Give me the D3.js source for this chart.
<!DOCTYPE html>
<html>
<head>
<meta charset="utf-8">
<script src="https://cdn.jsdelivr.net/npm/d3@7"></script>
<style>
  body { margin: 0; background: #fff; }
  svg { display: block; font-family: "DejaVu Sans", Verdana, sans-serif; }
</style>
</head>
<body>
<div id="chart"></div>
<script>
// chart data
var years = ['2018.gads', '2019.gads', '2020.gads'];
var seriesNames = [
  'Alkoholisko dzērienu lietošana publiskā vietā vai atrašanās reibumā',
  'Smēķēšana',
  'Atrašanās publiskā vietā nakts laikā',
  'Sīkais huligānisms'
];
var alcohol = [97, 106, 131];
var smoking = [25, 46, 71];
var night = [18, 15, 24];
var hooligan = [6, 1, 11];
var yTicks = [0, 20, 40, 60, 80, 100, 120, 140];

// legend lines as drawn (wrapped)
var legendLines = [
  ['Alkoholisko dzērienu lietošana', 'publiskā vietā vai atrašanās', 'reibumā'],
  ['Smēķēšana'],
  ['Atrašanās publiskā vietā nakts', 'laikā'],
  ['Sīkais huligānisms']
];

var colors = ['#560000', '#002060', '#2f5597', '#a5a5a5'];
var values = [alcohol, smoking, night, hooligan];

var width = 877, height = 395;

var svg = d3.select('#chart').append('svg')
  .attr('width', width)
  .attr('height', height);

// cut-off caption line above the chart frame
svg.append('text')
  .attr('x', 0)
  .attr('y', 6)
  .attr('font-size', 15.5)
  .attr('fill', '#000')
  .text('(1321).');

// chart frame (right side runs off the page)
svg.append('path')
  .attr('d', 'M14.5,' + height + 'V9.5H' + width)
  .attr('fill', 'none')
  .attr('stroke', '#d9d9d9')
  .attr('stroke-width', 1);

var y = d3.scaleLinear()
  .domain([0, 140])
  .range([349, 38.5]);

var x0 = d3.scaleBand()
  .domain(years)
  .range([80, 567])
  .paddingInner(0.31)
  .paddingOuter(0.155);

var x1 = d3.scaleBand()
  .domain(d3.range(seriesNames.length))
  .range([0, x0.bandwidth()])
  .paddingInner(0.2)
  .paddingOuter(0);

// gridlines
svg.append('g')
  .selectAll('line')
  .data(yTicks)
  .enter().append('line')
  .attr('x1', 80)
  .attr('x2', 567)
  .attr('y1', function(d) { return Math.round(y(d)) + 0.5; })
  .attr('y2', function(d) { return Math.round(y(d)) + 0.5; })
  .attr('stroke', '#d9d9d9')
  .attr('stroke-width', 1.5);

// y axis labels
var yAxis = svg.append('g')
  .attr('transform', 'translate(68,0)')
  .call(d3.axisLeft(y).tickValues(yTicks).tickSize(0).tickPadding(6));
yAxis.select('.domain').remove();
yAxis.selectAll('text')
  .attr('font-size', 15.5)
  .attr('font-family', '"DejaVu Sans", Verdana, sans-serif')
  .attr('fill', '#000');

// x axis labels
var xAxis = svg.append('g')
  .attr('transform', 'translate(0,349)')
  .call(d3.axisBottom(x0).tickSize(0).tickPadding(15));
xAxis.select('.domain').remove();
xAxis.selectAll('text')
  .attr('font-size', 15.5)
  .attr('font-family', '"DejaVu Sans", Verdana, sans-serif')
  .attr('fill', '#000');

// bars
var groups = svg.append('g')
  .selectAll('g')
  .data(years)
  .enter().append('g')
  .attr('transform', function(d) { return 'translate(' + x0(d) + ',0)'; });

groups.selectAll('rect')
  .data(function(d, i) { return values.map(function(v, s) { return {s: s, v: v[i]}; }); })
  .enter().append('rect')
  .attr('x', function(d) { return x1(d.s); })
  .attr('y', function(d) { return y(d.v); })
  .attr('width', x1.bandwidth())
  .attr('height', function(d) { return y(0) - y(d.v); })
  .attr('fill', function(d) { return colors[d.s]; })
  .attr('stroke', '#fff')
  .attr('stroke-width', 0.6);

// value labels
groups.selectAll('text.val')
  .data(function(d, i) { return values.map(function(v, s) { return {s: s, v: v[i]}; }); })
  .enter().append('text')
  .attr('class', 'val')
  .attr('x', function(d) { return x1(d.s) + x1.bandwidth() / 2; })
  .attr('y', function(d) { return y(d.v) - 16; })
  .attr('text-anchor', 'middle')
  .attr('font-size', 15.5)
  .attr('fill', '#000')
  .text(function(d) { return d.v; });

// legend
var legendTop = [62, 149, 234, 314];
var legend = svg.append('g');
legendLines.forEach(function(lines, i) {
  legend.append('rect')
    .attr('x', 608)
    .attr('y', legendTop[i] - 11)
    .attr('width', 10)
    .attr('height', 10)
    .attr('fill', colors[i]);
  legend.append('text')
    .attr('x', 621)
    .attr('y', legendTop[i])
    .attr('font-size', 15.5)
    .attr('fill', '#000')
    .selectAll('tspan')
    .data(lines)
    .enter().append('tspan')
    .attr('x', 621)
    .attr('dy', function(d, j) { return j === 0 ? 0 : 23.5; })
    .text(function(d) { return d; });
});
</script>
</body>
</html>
...
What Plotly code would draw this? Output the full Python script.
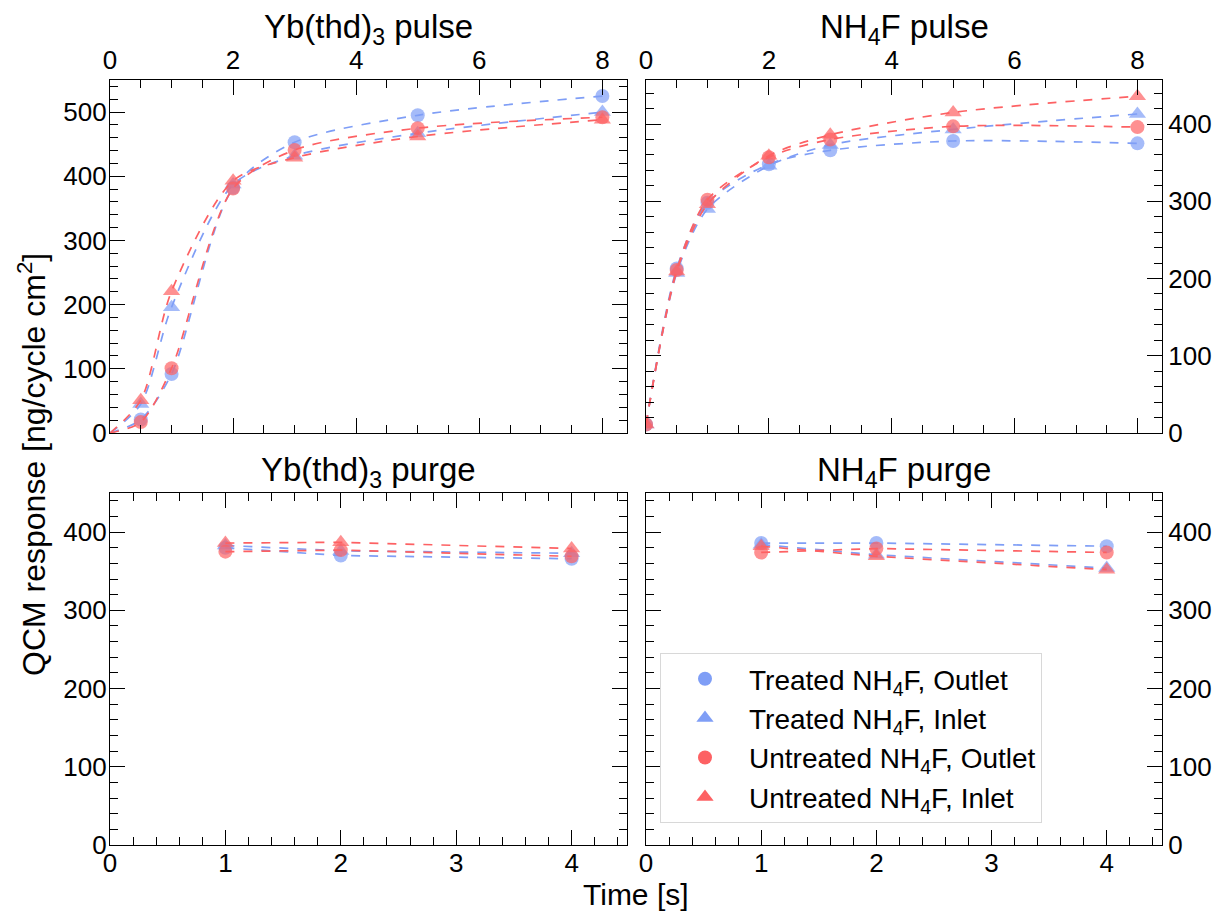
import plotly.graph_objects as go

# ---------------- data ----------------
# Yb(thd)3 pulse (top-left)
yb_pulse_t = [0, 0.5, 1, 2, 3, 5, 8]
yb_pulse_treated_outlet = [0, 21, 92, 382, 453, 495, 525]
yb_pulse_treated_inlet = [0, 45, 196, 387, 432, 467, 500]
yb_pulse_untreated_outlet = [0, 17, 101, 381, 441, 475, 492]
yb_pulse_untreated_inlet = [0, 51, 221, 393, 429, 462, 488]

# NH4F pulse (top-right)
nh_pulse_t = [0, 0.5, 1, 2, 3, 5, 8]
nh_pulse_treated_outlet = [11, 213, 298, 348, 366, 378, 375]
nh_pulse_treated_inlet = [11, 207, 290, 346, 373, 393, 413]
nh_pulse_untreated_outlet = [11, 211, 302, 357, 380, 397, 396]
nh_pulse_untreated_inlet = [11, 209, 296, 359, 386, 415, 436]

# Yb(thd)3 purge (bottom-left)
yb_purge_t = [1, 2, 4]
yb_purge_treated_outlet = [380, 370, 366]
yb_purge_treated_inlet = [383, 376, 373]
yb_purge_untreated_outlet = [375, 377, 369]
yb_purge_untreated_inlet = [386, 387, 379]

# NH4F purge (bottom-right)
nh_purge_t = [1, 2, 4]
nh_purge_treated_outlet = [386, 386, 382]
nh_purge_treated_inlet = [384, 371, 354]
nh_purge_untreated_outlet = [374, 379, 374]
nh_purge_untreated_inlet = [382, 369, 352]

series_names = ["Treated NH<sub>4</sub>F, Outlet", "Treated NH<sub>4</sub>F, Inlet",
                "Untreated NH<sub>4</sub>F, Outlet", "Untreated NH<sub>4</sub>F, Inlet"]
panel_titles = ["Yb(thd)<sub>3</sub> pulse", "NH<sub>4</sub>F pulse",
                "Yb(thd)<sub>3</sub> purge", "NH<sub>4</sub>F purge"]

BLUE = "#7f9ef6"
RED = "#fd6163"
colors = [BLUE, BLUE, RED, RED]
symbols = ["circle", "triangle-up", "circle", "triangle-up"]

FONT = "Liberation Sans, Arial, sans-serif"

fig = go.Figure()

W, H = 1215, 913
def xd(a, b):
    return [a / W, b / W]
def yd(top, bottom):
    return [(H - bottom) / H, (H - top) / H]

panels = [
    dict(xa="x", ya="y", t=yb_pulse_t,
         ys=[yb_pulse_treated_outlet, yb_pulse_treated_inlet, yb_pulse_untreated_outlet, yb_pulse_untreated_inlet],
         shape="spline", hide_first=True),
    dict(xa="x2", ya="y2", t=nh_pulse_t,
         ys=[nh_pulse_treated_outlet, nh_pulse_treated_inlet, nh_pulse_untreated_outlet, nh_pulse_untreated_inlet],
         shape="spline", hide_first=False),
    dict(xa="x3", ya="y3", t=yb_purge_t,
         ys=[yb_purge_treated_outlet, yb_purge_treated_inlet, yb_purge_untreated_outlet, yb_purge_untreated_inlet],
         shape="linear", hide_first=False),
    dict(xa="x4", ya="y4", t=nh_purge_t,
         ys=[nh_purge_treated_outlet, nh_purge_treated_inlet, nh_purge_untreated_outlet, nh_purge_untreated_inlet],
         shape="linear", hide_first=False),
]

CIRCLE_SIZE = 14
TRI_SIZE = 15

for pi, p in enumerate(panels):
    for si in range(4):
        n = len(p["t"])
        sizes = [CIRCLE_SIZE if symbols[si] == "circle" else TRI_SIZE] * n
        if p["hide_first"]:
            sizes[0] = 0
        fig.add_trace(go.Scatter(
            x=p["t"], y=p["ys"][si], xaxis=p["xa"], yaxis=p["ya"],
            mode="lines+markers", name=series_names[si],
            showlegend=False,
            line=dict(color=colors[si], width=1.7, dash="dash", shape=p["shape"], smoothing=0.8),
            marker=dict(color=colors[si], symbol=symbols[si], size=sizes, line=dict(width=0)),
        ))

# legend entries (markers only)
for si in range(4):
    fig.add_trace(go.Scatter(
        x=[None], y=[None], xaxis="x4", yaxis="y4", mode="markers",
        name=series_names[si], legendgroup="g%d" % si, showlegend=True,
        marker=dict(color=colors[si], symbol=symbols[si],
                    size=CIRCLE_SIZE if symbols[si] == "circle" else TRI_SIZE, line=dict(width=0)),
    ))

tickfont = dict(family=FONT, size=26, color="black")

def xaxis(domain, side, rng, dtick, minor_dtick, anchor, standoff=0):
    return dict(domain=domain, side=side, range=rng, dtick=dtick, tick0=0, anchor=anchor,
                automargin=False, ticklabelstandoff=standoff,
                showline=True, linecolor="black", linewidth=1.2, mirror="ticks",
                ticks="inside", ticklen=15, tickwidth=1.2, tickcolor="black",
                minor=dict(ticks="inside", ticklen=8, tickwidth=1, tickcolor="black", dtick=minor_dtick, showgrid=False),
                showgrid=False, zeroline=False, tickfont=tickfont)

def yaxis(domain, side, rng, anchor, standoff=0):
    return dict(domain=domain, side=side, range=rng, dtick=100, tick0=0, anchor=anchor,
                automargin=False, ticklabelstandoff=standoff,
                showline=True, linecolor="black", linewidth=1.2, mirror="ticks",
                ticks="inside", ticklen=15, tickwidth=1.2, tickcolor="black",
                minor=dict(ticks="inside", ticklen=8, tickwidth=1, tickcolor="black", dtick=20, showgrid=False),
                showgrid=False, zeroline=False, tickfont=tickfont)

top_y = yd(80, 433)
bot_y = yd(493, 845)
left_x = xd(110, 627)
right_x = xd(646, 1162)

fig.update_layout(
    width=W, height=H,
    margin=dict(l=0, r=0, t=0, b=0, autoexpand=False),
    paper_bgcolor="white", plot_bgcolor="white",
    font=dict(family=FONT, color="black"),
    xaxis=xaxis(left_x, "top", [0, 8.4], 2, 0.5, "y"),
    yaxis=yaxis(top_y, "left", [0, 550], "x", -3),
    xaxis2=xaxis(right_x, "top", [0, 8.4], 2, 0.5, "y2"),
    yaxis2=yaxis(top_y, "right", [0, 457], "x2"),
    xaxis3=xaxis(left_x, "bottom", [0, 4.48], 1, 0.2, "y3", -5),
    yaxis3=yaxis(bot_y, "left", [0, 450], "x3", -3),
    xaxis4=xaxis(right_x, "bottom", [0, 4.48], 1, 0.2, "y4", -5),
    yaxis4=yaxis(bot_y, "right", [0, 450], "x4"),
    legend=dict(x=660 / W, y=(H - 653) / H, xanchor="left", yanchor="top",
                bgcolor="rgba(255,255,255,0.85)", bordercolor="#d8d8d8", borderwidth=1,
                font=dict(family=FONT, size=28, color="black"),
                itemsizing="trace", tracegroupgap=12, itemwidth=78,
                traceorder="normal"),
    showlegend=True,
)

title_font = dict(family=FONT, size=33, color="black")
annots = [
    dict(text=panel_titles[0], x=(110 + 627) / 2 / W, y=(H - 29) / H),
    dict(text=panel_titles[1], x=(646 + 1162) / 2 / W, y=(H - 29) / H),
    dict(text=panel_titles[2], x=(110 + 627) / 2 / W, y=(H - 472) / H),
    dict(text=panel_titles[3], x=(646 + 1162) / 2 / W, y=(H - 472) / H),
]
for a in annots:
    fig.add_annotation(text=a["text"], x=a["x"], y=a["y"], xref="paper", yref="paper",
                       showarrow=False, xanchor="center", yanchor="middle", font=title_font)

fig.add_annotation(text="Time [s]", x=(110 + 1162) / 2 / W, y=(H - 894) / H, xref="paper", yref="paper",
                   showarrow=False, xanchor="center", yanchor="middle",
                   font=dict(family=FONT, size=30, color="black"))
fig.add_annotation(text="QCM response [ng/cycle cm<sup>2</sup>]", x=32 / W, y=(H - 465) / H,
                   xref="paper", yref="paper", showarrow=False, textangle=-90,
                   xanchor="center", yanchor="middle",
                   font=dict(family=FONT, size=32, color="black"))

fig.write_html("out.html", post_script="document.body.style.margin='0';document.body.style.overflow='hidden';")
...
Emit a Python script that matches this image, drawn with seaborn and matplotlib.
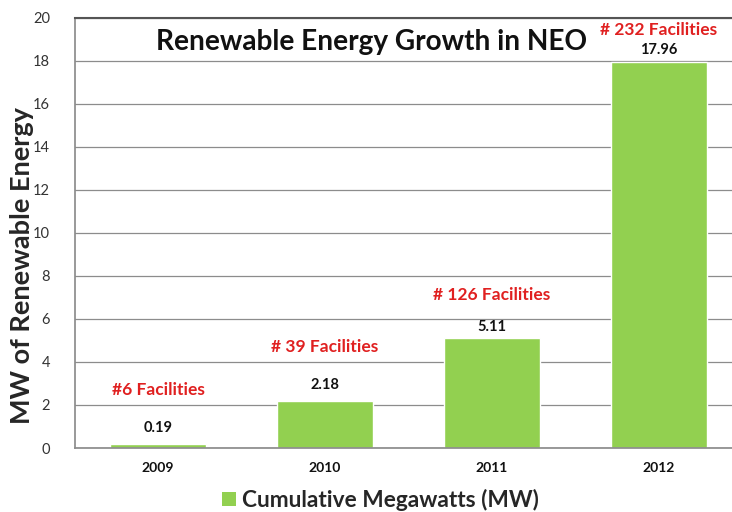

→ INSTRUCTIONS TO FOLLOW: Make an exact copy of the lines from the one with "What Plotly code" through the one with "nh_pulse_untreated_inlet = [11, 209, 296, 359, 386, 415, 436]", both ends in, and nothing else. Drop every picture.

→ SOLVED EXERCISE:
What Plotly code would draw this? Output the full Python script.
import plotly.graph_objects as go

# ---------------- data ----------------
# Yb(thd)3 pulse (top-left)
yb_pulse_t = [0, 0.5, 1, 2, 3, 5, 8]
yb_pulse_treated_outlet = [0, 21, 92, 382, 453, 495, 525]
yb_pulse_treated_inlet = [0, 45, 196, 387, 432, 467, 500]
yb_pulse_untreated_outlet = [0, 17, 101, 381, 441, 475, 492]
yb_pulse_untreated_inlet = [0, 51, 221, 393, 429, 462, 488]

# NH4F pulse (top-right)
nh_pulse_t = [0, 0.5, 1, 2, 3, 5, 8]
nh_pulse_treated_outlet = [11, 213, 298, 348, 366, 378, 375]
nh_pulse_treated_inlet = [11, 207, 290, 346, 373, 393, 413]
nh_pulse_untreated_outlet = [11, 211, 302, 357, 380, 397, 396]
nh_pulse_untreated_inlet = [11, 209, 296, 359, 386, 415, 436]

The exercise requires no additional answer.